With that said, the comedy, characters and homages are all splendid. The film’s recreation and parody of Golden-Age Hollywood is spot on and was a constant pleasure to behold. Standouts as well as Brolin include Clooney as the oblivious and impressionable movie star, Ehrenreich as the hopelessly miscast actor and Tilda Swinton as a pair of twin sisters who run rival gossip columns. There is also a one-off appearance by Frances McDormand that is pure gold. The movies featured within this film pay tribute to many of Hollywood’s classic tropes including the stylised looks, the song and dance numbers and the large and extravagant sets. ‘Hail, Caesar!’ itself is basically a reimagined Ben-Hur. The comedy jumps between satire and farce and leads to some hysterical moments, one of the best being Laurentz’s futile attempts to direct a refined performance out of Doyle.

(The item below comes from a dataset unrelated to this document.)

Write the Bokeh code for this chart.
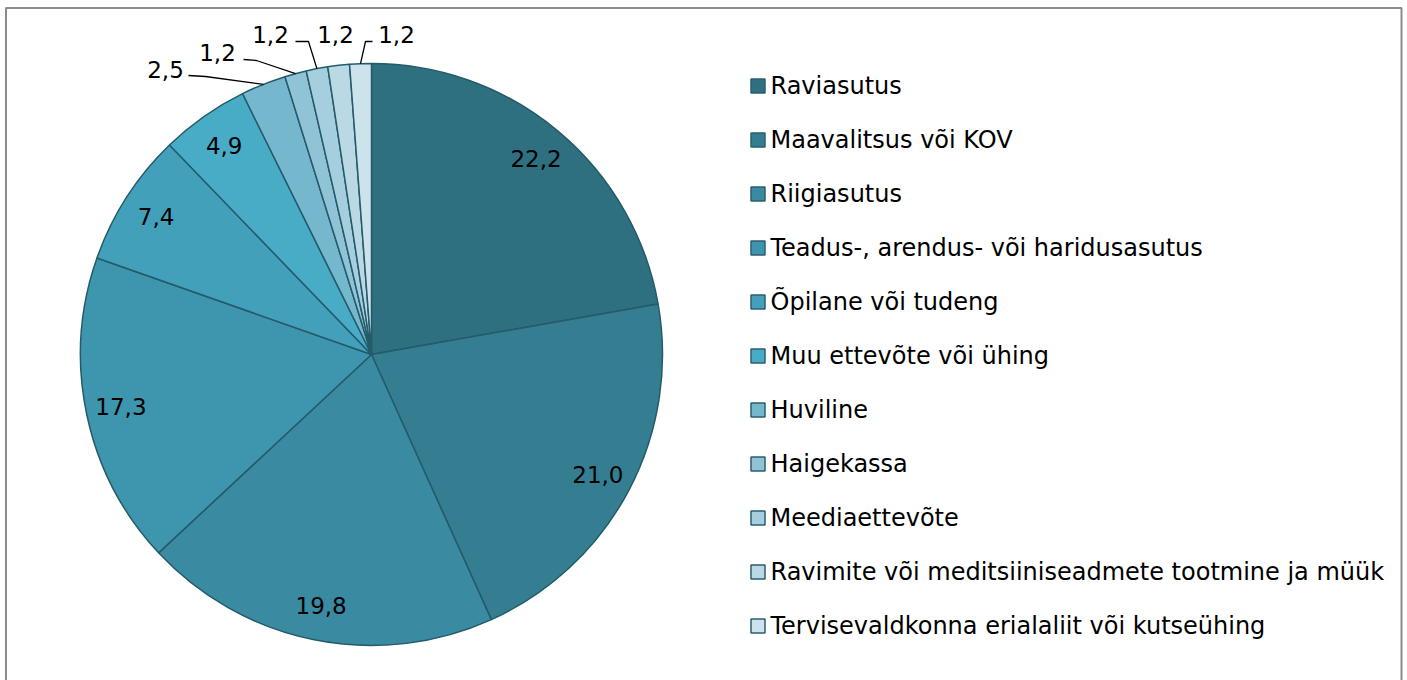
import numpy as np
from bokeh.plotting import figure
from bokeh.models import Range1d, ColumnDataSource
from bokeh.core.properties import value
from bokeh.embed import file_html
from bokeh.resources import INLINE

categories = ["Raviasutus", "Maavalitsus või KOV", "Riigiasutus",
              "Teadus-, arendus- või haridusasutus", "Õpilane või tudeng",
              "Muu ettevõte või ühing", "Huviline", "Haigekassa",
              "Meediaettevõte", "Ravimite või meditsiiniseadmete tootmine ja müük",
              "Tervisevaldkonna erialaliit või kutseühing"]
values = [22.2, 21.0, 19.8, 17.3, 7.4, 4.9, 2.5, 1.2, 1.2, 1.2, 1.2]
labels = ["22,2", "21,0", "19,8", "17,3", "7,4", "4,9", "2,5", "1,2", "1,2", "1,2", "1,2"]
colors = ["#2E6F80", "#357E92", "#3A8AA2", "#3E95AE", "#43A0BB", "#49ACC7",
          "#75B8CD", "#8FC3D5", "#A5CFDE", "#BAD9E5", "#CDE3EB"]

W, H = 1407, 680
FONT = value("DejaVu Sans")

def fx(x):
    return x

def fy(y):
    return H - y

p = figure(width=W, height=H, output_backend="svg", toolbar_location=None,
           x_range=Range1d(0, W), y_range=Range1d(0, H),
           x_axis_type=None, y_axis_type=None, min_border=0)
p.grid.visible = False
p.outline_line_color = None
p.background_fill_color = "white"
p.border_fill_color = "white"

# chart area border (bottom edge lies below the visible window)
p.quad(left=[fx(5.5)], right=[fx(1401)], top=[fy(7.5)], bottom=[fy(700)],
       fill_color=None, line_color="#8C8C8C", line_width=2)

cx, cy, R = fx(371), fy(354), 291.0
vals = np.array(values, dtype=float)
frac = vals / vals.sum()
cum = np.concatenate([[0], np.cumsum(frac)])
start = np.pi / 2 - 2 * np.pi * cum[:-1]
end = np.pi / 2 - 2 * np.pi * cum[1:]
mid = (start + end) / 2

src = ColumnDataSource(dict(start=start, end=end, color=colors))
p.wedge(x=cx, y=cy, radius=R, start_angle="start", end_angle="end",
        direction="clock", fill_color="color", line_color="#245B6A",
        line_width=1.5, source=src)

# inside labels
n_in = 6
lr = 256
p.text(x=list(cx + lr * np.cos(mid[:n_in])), y=list(cy + lr * np.sin(mid[:n_in])),
       text=labels[:n_in], text_font=FONT, text_font_size="23px",
       text_align="center", text_baseline="middle", text_color="black")

# outside labels (layout positions in page px): text centre, line start, elbow
out_text = [(165, 69), (217, 52), (270, 34), (335, 34), (396, 34)]
out_line = [(188, 75), (243, 59), (295, 41), None, (372, 41)]
out_elbow = [(205, 76), (256, 60), (308, 41), None, (365, 41)]
for k, i in enumerate(range(6, 11)):
    tx, ty = out_text[k]
    p.text(x=[fx(tx)], y=[fy(ty)], text=[labels[i]], text_font=FONT,
           text_font_size="23px", text_align="center", text_baseline="middle",
           text_color="black")
    if out_line[k] is not None:
        ex = cx + R * np.cos(mid[i])
        ey = cy + R * np.sin(mid[i])
        xs = [fx(out_line[k][0]), fx(out_elbow[k][0]), ex]
        ys = [fy(out_line[k][1]), fy(out_elbow[k][1]), ey]
        p.line(xs, ys, line_color="black", line_width=1.3)

# legend
n = len(categories)
ly = [fy(85.5 + 54 * i) for i in range(n)]
p.rect(x=[fx(757.5)] * n, y=ly, width=14, height=14, fill_color=colors,
       line_color="#2B5F6F", line_width=1.5)
p.text(x=[fx(770)] * n, y=ly, text=categories, text_font=FONT,
       text_font_size="24px", text_align="left", text_baseline="middle",
       text_color="black")

open("out.html", "w").write(file_html(p, INLINE))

After watching about half a dozen Coen films before this, I’ve reached a theory that they all follow one central theme: shit happens, and it happens for no reason. This is why I think their films often end without reaching a definitive resolution, because you cannot resolve chance. These is no blatant deliberation to their stories, they are just a string of events that simply happened. In the end, when it’s all over, life goes on. What I think sets Hail, Caesar! apart though and prevents it from attaining greatness is that the larger point it wants to make gets buried underneath the multitude of stories and characters that, while entertaining, lack depth. One of the things I love about Fargo is that it always feels like there is something larger at stake in the film’s conflict and that all of the characters, including the minor ones, have a purpose. Hail, Caesar! simply doesn’t have enough of that. What it does have is an ensemble of entertaining characters, great comedy and a wonderful retrospective of classic Hollywood.